Summit
- Frequency: Monthly
- Publisher: J. Crenshaw / H. Kilness
- Founded: 1955 - 1989 (as Summit Magazine) 1990-1996 (as Summit: The Mountain Journal) 2024 - Present (as Summit Journal)
- Country: United States
- Based in: Big Bear City, California
- Language: English
- Website: www.summitjournal.com
- ISSN: 0039-5056

= Summit (magazine) =

American monthly climbing magazine

Summit was America's first monthly climbing and mountaineering magazine, founded in 1955. It is currently published biannually under the name Summit Journal.

==History==
Summit was founded in November, 1955 by Jene Crenshaw and Helen Kilness in Big Bear City, California.
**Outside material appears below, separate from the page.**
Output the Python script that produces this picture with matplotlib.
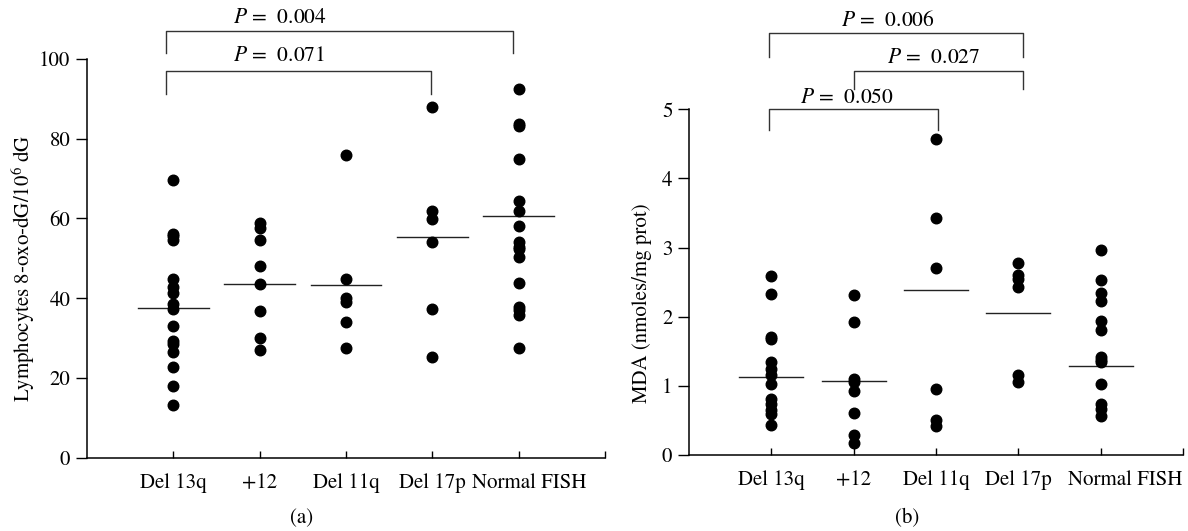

Under the leadership of Crenshaw and Kilness the magazine became very influential in US climbing circles and ran until 1989. Editors included Royal Robbins and David Roberts. Robbins' article "Nuts to You," in the May 1967 issue (Vol. 13, Issue 4), helped introduce clean-climbing techniques in the United States.

In 1990 a new owner David Swanson started Summit - The Mountain Journal, a quarterly publication with editor John Harlin III which ran until the summer of 1996.

In 2023, Michael Levy acquired the rights and announced that the title would relaunch in 2024 as Summit Journal.